Robert M. Pirsig:
Über die 
Wertstarrheit
(Die südindische Affenfalle)

 


Ich könnte alle möglichen Beispiele aus der Motorradwartung anführen, aber ich kann mir kein anschaulicheres Beispiel für Wertstarrheit denken als die alte südindische Affenfalle, deren Funktionsprinzip die Wertstarrheit ist. Die Falle besteht aus einer ausgehöhlten Kokosnuß, die an einen Pfahl angebunden ist. In die Kokosnuß kommt eine Handvoll Reis, nach dem der Affe durch ein kleines Loch greifen kann. Das Loch ist groß genug, daß er die Hand hineinstecken kann, aber zu klein, um die Faust mit dem Reis wieder herauszuziehen. Der Affe greift hinein und ist auf einmal in der Falle gefangen - aber nur wegen seiner Wertstarrheit. Er ist außerstande, den Reis neu zu bewerten. Er vermag nicht zu erkennen, daß Freiheit ohne Reis mehr wert ist als Gefangenschaft mit Reis. Die Dorfbewohner kommen, um ihn zu packen und fortzuschleppen. Sie kommen näher. . . immer näher. . . jetzt! Welchen allgemeinen Rat - keinen spezifischen, sondern welchen allgemeinen Rat würden Sie dem bedauernswerten Affen in dieser Zwangslage geben?
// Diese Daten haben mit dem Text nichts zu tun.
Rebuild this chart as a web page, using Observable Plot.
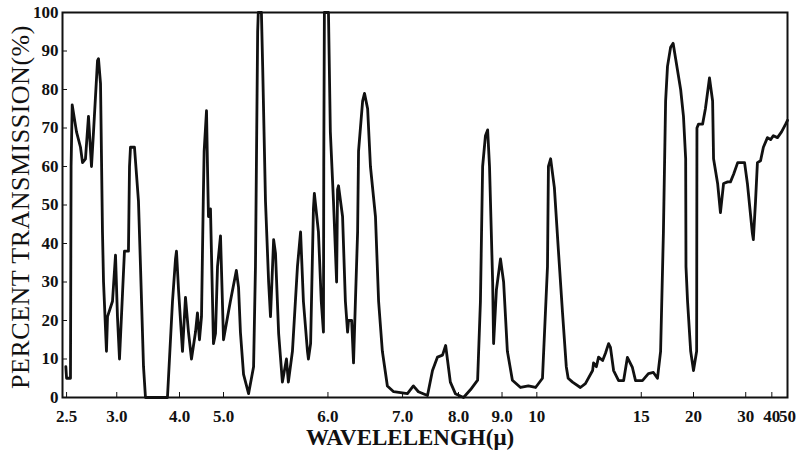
<!DOCTYPE html>
<html><head><meta charset="utf-8">
<script src="https://cdn.jsdelivr.net/npm/d3@7"></script>
<script src="https://cdn.jsdelivr.net/npm/@observablehq/plot@0.6"></script>
<style>
body{margin:0;background:#fff;}
#chart{width:802px;height:453px;}
#chart svg g[aria-label="x-axis tick label"], #chart svg g[aria-label="y-axis tick label"]{font-weight:bold;}
</style></head><body><div id="chart"></div>
<script>
// Wavenumber (cm^-1) of each traced point and its percent transmission
const wavenumber = [
  4010, 4000, 3974, 3948, 3940, 3925, 3868, 3815, 3788, 3749, 3709, 3669, 3642, 3589, 3576, 3549,
  3523, 3509, 3470, 3456, 3390, 3350, 3324, 3297, 3257, 3231, 3178, 3164, 3151, 3098, 3045, 3018,
  2978, 2952, 2660, 2593, 2553, 2540, 2513, 2466, 2432, 2398, 2364, 2318, 2296, 2273, 2250, 2230,
  2220, 2193, 2182, 2171, 2148, 2114, 2091, 2068, 2034, 2000, 1987, 1978, 1959, 1952, 1946, 1936,
  1920, 1904, 1898, 1891, 1889, 1879, 1875, 1866, 1856, 1850, 1840, 1834, 1824, 1812, 1799, 1793,
  1780, 1764, 1754, 1745, 1732, 1729, 1722, 1713, 1710, 1697, 1688, 1681, 1680, 1678, 1665, 1659,
  1649, 1639, 1636, 1633, 1620, 1611, 1604, 1601, 1591, 1585, 1579, 1572, 1569, 1556, 1550, 1540,
  1531, 1515, 1505, 1493, 1477, 1457, 1413, 1394, 1378, 1349, 1333, 1317, 1301, 1291, 1276, 1260,
  1234, 1212, 1189, 1180, 1173, 1164, 1157, 1151, 1141, 1138, 1129, 1116, 1106, 1094, 1078, 1052,
  1027, 1004, 982, 966, 963, 956, 944, 931, 918, 906, 900, 886, 861, 845, 822, 819,
  810, 803, 790, 781, 771, 765, 755, 739, 723, 711, 695, 685, 663, 644, 628, 615,
  605, 596, 589, 583, 573, 565, 557, 541, 532, 525, 524, 519, 509, 500, 490, 489,
  484, 471, 462, 449, 439, 436, 423, 414, 404, 391, 382, 372, 359, 350, 337, 328,
  312, 309, 302, 296, 286, 277, 264, 254, 245, 232, 219, 206, 200
];
const transmission = [
  8, 5, 5, 5, 60, 76, 69, 65, 61, 62, 73, 60, 69, 87.5, 88, 81.5,
  43, 30, 12, 21, 25, 37, 21, 10, 27, 38, 38, 60, 65, 65, 51, 34,
  8, 0, 0, 25, 36, 38, 28, 12, 26, 17, 10, 17, 22, 15, 21, 51,
  64, 74.5, 60, 47, 49, 14, 16.6, 34, 42, 15, 21, 25, 33, 28.6, 17, 6,
  1, 8, 34, 95, 100, 100, 86, 51, 30, 21, 41, 37.4, 16.6, 4, 10, 4,
  12, 34, 43, 25, 12, 10, 14, 49, 53, 43, 25, 17, 60, 100, 100, 69,
  51, 30, 54, 55, 47, 25, 17, 20, 20, 9, 25, 43, 64, 77, 79, 75,
  60, 47, 25, 12, 3, 1.5, 1, 3, 1.5, 0.5, 7, 10.5, 11, 13.5, 4, 1,
  0, 2, 4.5, 25, 60, 68, 69.5, 60, 30, 14, 28, 36, 30, 12, 4.5, 2.6,
  3, 2.6, 5, 34, 60, 62, 54.5, 38, 22, 8, 5, 4, 2.6, 3.6, 7, 9,
  8, 10.5, 9.6, 11.5, 14, 13, 7, 4.4, 4.4, 10.4, 7.8, 4.4, 4.4, 6.2, 6.5, 5,
  12, 43, 77, 86, 91, 92, 88, 80, 73, 62, 34, 25, 12, 7, 12, 70,
  71, 71, 75, 83, 77, 62, 55.6, 48, 55.6, 56, 56, 58, 61, 61, 61, 55.6,
  42.6, 41, 51, 61, 61.5, 65, 67.5, 67, 68, 67.5, 69, 71, 72
];
const tickWavelengths = [2.5, 3, 4, 5, 6, 7, 8, 9, 10, 15, 20, 30, 40, 50];
const tickLabels = ["2.5", "3.0", "4.0", "5.0", "6.0", "7.0", "8.0", "9.0", "10", "15", "20", "30", "40", "50"];
const yTicks = [0, 10, 20, 30, 40, 50, 60, 70, 80, 90, 100];
const yTitle = "PERCENT TRANSMISSION(%)";
const xTitle = "WAVELELENGH(μ)";

const data = wavenumber.map((w, i) => ({w, t: transmission[i]}));
const xTickValues = tickWavelengths.map(l => 1e4 / l);
const labelOf = new Map(xTickValues.map((v, i) => [v, tickLabels[i]]));

const plot = Plot.plot({
  width: 802, height: 453,
  marginTop: 12, marginBottom: 56, marginLeft: 62, marginRight: 15,
  style: {background: "#fff", fontFamily: "'Liberation Serif', 'DejaVu Serif', serif", color: "#111"},
  x: {type: "linear", domain: [4054, 2500, 2000, 200], range: [62, 179, 223, 787]},
  y: {domain: [0, 100]},
  marks: [
    Plot.line(data, {x: "w", y: "t", stroke: "#111", strokeWidth: 2.8, strokeLinejoin: "round"}),
    Plot.frame({stroke: "#111", strokeWidth: 2}),
    Plot.axisX({ticks: xTickValues, tickFormat: d => labelOf.get(d), tickSize: -5, tickPadding: 17,
      fontSize: 17, fontWeight: "bold", label: null}),
    Plot.axisY({ticks: yTicks, tickSize: -5, tickPadding: 9, fontSize: 17, fontWeight: "bold", label: null}),
    Plot.text([yTitle], {frameAnchor: "left", textAnchor: "middle", lineAnchor: "middle", dx: -42, dy: 2, rotate: -90,
      fontSize: 26, text: d => d, fill: "#111", style: "letter-spacing:0.5px"}),
    Plot.text([xTitle], {frameAnchor: "bottom", textAnchor: "middle", lineAnchor: "middle", dx: -15, dy: 40,
      fontSize: 23, fontWeight: "bold", text: d => d, fill: "#111"})
  ]
});
plot.querySelectorAll("text").forEach(t => { if (t.textContent === yTitle) t.style.letterSpacing = "0.5px"; });
document.getElementById("chart").appendChild(plot);
</script>
</body></html>
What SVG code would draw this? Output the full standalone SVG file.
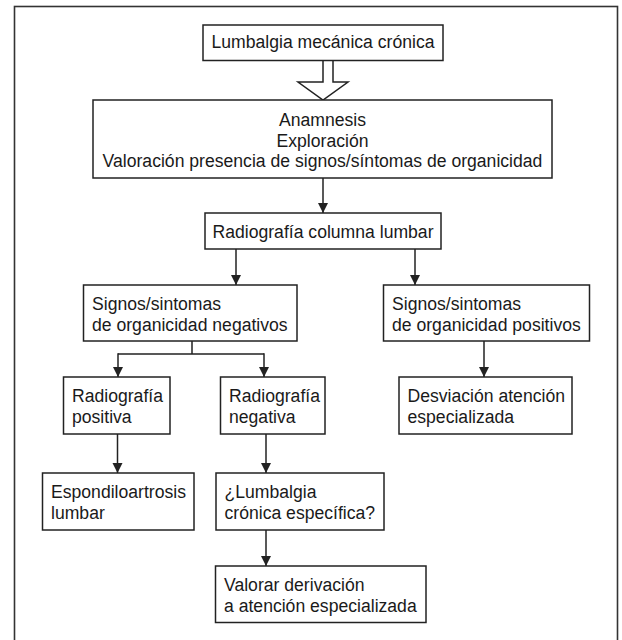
<svg xmlns="http://www.w3.org/2000/svg" width="622" height="640" viewBox="0 0 622 640">
<defs>
<style>
.box{fill:#fff;stroke:#222;stroke-width:1.5}
.t{font-family:"Liberation Sans",Arial,sans-serif;font-size:17.6px;fill:#1a1a1a}
.c{text-anchor:middle}
.ln{stroke:#222;stroke-width:1.5;fill:none}
</style>
<marker id="ah" viewBox="0 0 10 12" refX="10" refY="6" markerWidth="10" markerHeight="12" markerUnits="userSpaceOnUse" orient="auto">
<path d="M0,1 L10,6 L0,11 Z" fill="#222"/>
</marker>
</defs>
<rect width="622" height="640" fill="#fff"/>
<rect x="14.5" y="6.5" width="603" height="650" fill="none" stroke="#333" stroke-width="1.6"/>

<g id="connectors">
<path class="ln" d="M323,60.5 V82 H298 L323,100 L348,82 H333 V60.5"/>
<line class="ln" x1="323" y1="178" x2="323" y2="213" marker-end="url(#ah)"/>
<line class="ln" x1="236" y1="249" x2="236" y2="285" marker-end="url(#ah)"/>
<line class="ln" x1="415" y1="249" x2="415" y2="285" marker-end="url(#ah)"/>
<path class="ln" d="M192,341 V354 M118,354 H264"/>
<line class="ln" x1="118" y1="353.3" x2="118" y2="377" marker-end="url(#ah)"/>
<line class="ln" x1="264" y1="353.3" x2="264" y2="377" marker-end="url(#ah)"/>
<line class="ln" x1="484" y1="341" x2="484" y2="377" marker-end="url(#ah)"/>
<line class="ln" x1="117.5" y1="434" x2="117.5" y2="473" marker-end="url(#ah)"/>
<line class="ln" x1="266" y1="434" x2="266" y2="473" marker-end="url(#ah)"/>
<line class="ln" x1="266" y1="530" x2="266" y2="566" marker-end="url(#ah)"/>
</g>

<g id="n1">
<rect class="box" x="203" y="25" width="240" height="35.5"/>
<text class="t c" x="323" y="48">Lumbalgia mecánica crónica</text>
</g>
<g id="n2">
<rect class="box" x="93" y="100" width="459" height="78"/>
<text class="t c" x="322.5" y="126">Anamnesis</text>
<text class="t c" x="322.5" y="146.5">Exploración</text>
<text class="t c" x="322.5" y="167">Valoración presencia de signos/síntomas de organicidad</text>
</g>
<g id="n3">
<rect class="box" x="205" y="213" width="236" height="36"/>
<text class="t c" x="323" y="237.5">Radiografía columna lumbar</text>
</g>
<g id="n4">
<rect class="box" x="83.5" y="285" width="213.5" height="56"/>
<text class="t" x="92" y="310">Signos/sintomas</text>
<text class="t" x="92" y="331">de organicidad negativos</text>
</g>
<g id="n5">
<rect class="box" x="383.5" y="285" width="206" height="56"/>
<text class="t" x="392" y="310">Signos/sintomas</text>
<text class="t" x="392" y="331">de organicidad positivos</text>
</g>
<g id="n6">
<rect class="box" x="63.5" y="377" width="106.5" height="57"/>
<text class="t" x="72" y="402">Radiografía</text>
<text class="t" x="72" y="423">positiva</text>
</g>
<g id="n7">
<rect class="box" x="220.5" y="377" width="104.5" height="57"/>
<text class="t" x="229" y="402">Radiografía</text>
<text class="t" x="229" y="423">negativa</text>
</g>
<g id="n8">
<rect class="box" x="399" y="377" width="173" height="57"/>
<text class="t" x="407.5" y="402">Desviación atención</text>
<text class="t" x="407.5" y="423">especializada</text>
</g>
<g id="n9">
<rect class="box" x="42.5" y="473" width="151.5" height="57"/>
<text class="t" x="51" y="498">Espondiloartrosis</text>
<text class="t" x="51" y="519">lumbar</text>
</g>
<g id="n10">
<rect class="box" x="216" y="473" width="168" height="57"/>
<text class="t" x="224.5" y="498">¿Lumbalgia</text>
<text class="t" x="224.5" y="519">crónica específica?</text>
</g>
<g id="n11">
<rect class="box" x="215.5" y="566" width="210.5" height="56.5"/>
<text class="t" x="224" y="591">Valorar derivación</text>
<text class="t" x="224" y="612">a atención especializada</text>
</g>
</svg>
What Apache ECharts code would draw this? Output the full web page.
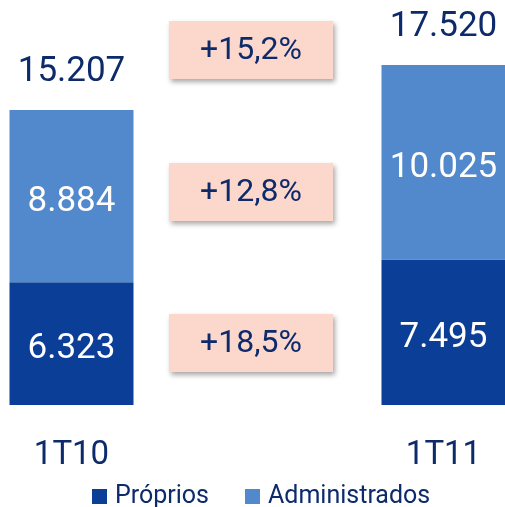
<!DOCTYPE html>
<html>
<head>
<meta charset="utf-8">
<script src="https://cdn.jsdelivr.net/npm/echarts@6/dist/echarts.min.js"></script>
<style>
  html, body { margin: 0; padding: 0; background: #fff; }
  #chart { width: 505px; height: 507px; }
</style>
</head>
<body>
<div id="chart"></div>
<script>
const categories = ["1T10", "1T11"];
const proprios = [6323, 7495];
const administrados = [8884, 10025];
const totals = [15207, 17520];
const growthLabels = ["+15,2%", "+12,8%", "+18,5%"];

const navy = "#0d2a6b";
const fmt = (v) => String(v).replace(/\B(?=(\d{3})+(?!\d))/g, ".");

// caixas de crescimento
const boxTops = [21, 163, 314];
const boxes = growthLabels.map((t, i) => ({
  type: "group",
  left: 169,
  top: boxTops[i],
  children: [
    {
      type: "rect",
      shape: { x: 0, y: 0, width: 164, height: 58 },
      style: {
        fill: "#fbd7cc",
        shadowBlur: 5,
        shadowOffsetX: 2,
        shadowOffsetY: 3,
        shadowColor: "rgba(0,0,0,0.35)",
      },
    },
    {
      type: "text",
      x: 82,
      y: 30,
      style: {
        text: t,
        fill: navy,
        font: "32px Roboto",
        textAlign: "center",
        textVerticalAlign: "middle",
      },
    },
  ],
}));

const barLabel = {
  show: true,
  position: "inside",
  offset: [0, 6],
  color: "#fff",
  fontSize: 35,
  fontFamily: "Roboto",
  formatter: (p) => fmt(p.value),
};

const option = {
  animation: false,
  grid: { left: 71.5, right: 61.5, top: 17, bottom: 102 },
  xAxis: {
    type: "category",
    data: categories,
    boundaryGap: false,
    axisLine: { show: false },
    axisTick: { show: false },
    axisLabel: { color: navy, fontSize: 33, fontFamily: "Roboto", margin: 34 },
  },
  yAxis: { type: "value", min: 0, max: 20000, show: false },
  legend: {
    top: 479,
    left: 87,
    itemWidth: 15,
    itemHeight: 15,
    itemGap: 36,
    icon: "rect",
    textStyle: { color: navy, fontSize: 25, fontFamily: "Roboto", padding: [0, 0, 0, 3] },
    data: ["Próprios", "Administrados"],
  },
  series: [
    {
      name: "Próprios",
      type: "bar",
      stack: "t",
      barWidth: 124,
      data: proprios,
      itemStyle: { color: "#0b3f97" },
      label: barLabel,
    },
    {
      name: "Administrados",
      type: "bar",
      stack: "t",
      barWidth: 124,
      data: administrados,
      itemStyle: { color: "#5288cc" },
      label: barLabel,
    },
    {
      name: "Total",
      type: "bar",
      stack: "t",
      barWidth: 124,
      data: [0, 0],
      itemStyle: { color: "transparent" },
      label: {
        show: true,
        position: "top",
        distance: 20,
        color: navy,
        fontSize: 35,
        fontFamily: "Roboto",
        formatter: (p) => fmt(totals[p.dataIndex]),
      },
    },
  ],
  graphic: boxes,
};

echarts.init(document.getElementById("chart")).setOption(option);
</script>
</body>
</html>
Nun, ich glaube, Sie könnten ihm genau das sagen, was ich über die Wertstarrheit gesagt habe, nur vielleicht mit etwas mehr Dringlichkeit. Es gibt eine Tatsache, die der Affe kennen sollte: Wenn er die Faust aufmacht, ist er frei. Aber wie soll er hinter diese Tatsache kommen? Indem er die Wertstarrheit aufgibt, die den Reis höher einschätzt als die Freiheit. Wie soll er das anstellen? Nun, er müßte irgendwie versuchen, bewußt langsamer zu treten und noch einmal durchzugehen, was er schon für erledigt hielt, um festzustellen, ob die Dinge, die er für wichtig hielt, wirklich so wichtig sind und. . . na eben aufhören, an der Kokosnuß zu zerren, und sie einfach nur eine Zeitlang anstarren. Und über kurz oder lang müßte er ein Rucken spüren, von einer kleinen Tatsache, die wissen will, ob er sich für sie interessiert. Er sollte versuchen, diese Tatsache weniger im Hinblick auf sein großes Problem zu verstehen als um ihrer selbst willen. Dieses Problem ist vielleicht gar nicht so groß, wie er denkt. Und auch die Tatsache ist vielleicht gar nicht so klein wie er denkt. Das sind in etwa die allgemeinen Informationen, die Sie ihm geben können.


Aus:
Robert M. Pirsig (1995): Zen und die Kunst ein Motorrad zu warten. Fischer Verlag GmbH : Frankfurt am Main.
S.330 f (Org.: Zen and the Art of Motorcycle Maintenance. 1974, Bantam Press, New York)


Anmerkung
Der Pirsig begleitet mich seit beinahe 20 Jahren und hat meine Entwicklung nachhaltig beeinflusst. Ich weiß nicht, wie oft ich das Buch gelesen - und wie oft ich es gekauft habe: Verleiht man es, bekommt man es nicht zurück, verschenkt man es, erntet man in der Regel fragende Blicke: Zen? Motorrad? Was hat er jetzt wieder?